Answering these questions could increase understanding of our own auditory systems, Pollak said. Humans detect accents, recognize male or female voices and hear imperfections in music, all of which the brain must encode and represent. 

Pollak said understanding what happens when humans — and bats — combine multiple inputs is even more difficult. It is unknown how the auditory system works when the brain is focused on the input, and attention itself is not fully understood either, Pollak said.

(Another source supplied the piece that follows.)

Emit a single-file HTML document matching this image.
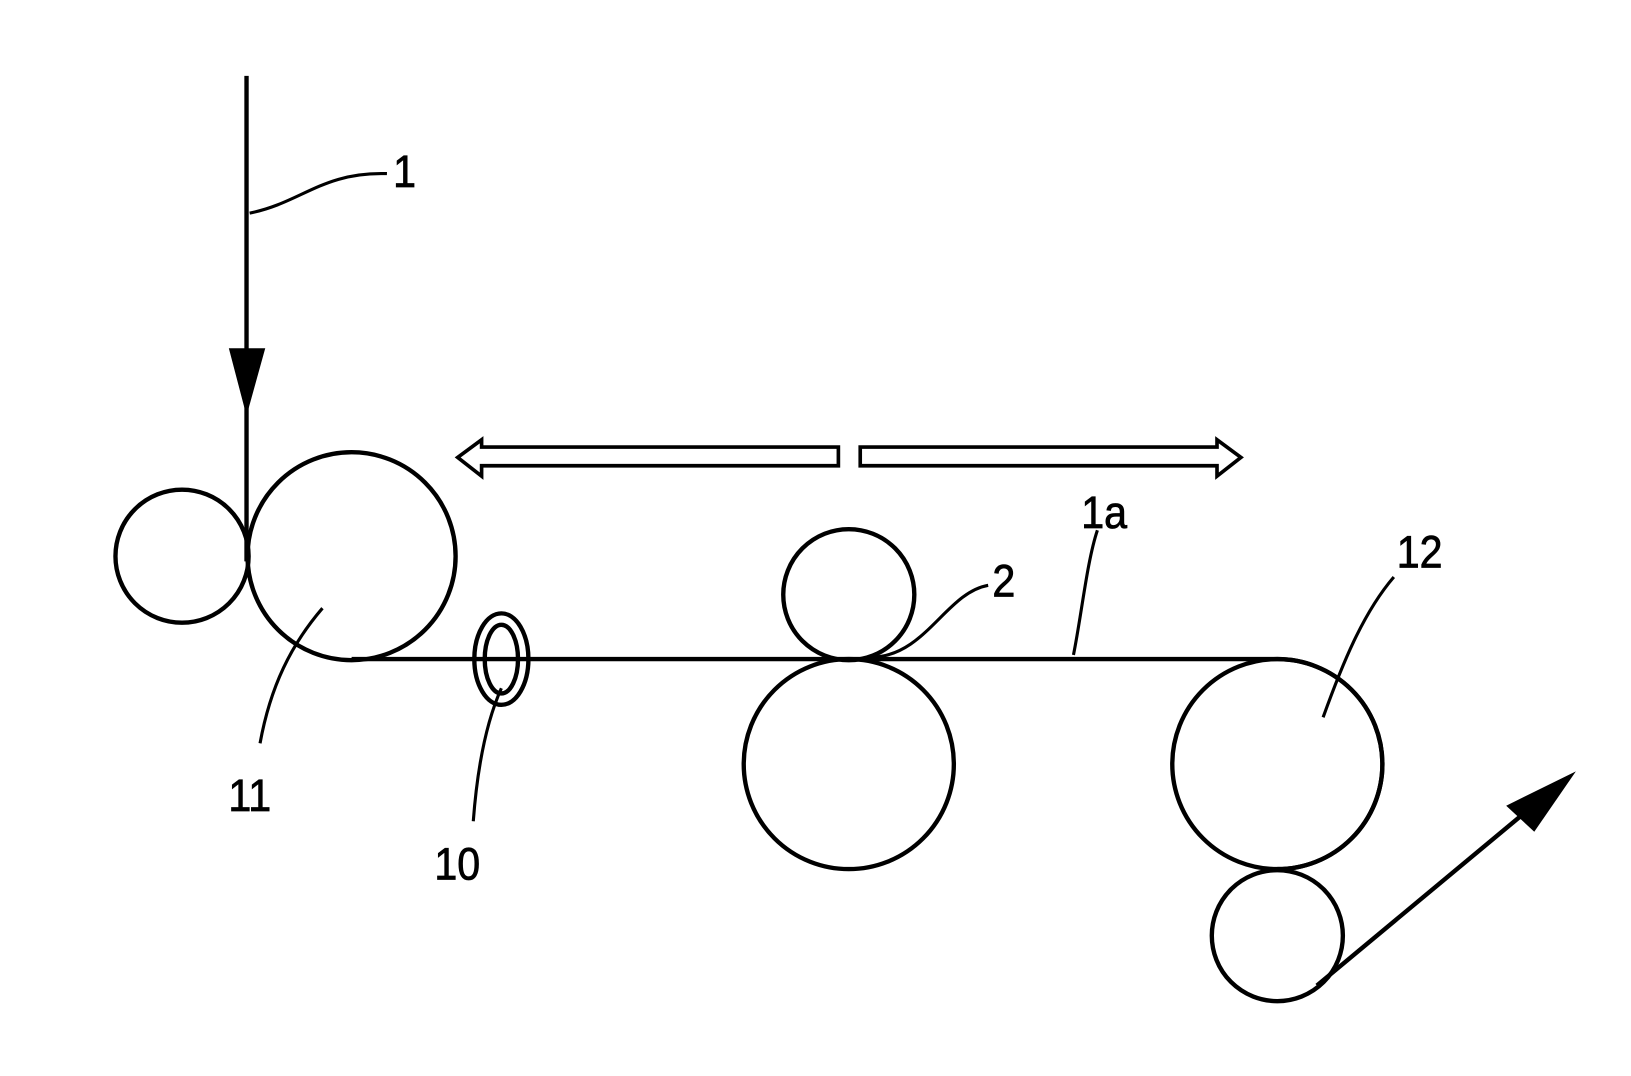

Complicating matters further, Ryan said the information humans receive can sometimes clash, leading to bizarre perceptions. Harry McGurk documented this in 1976, finding that when people watch videos of someone speaking but hear different audio, “their vision influenced their speech perception to hear a third sound distinct from the audio and the video.”

Ryan said the next step toward answering questions about fringe-lipped bats processing information is to introduce interference, like vegetation movement, that affects the bat’s ability to detect the frog’s vocal sac.

However, on the neuroscience side, the way forward — determining what causes the brain to handle information the way it does — is less clear, Pollak said.

“We know a lot, but there’s a lot more we don’t know,” Pollak said. “I don’t know how [the auditory system] works, I don’t know how long it would take to figure out and I don’t know exactly how to go about it. It’s such a complicated question.”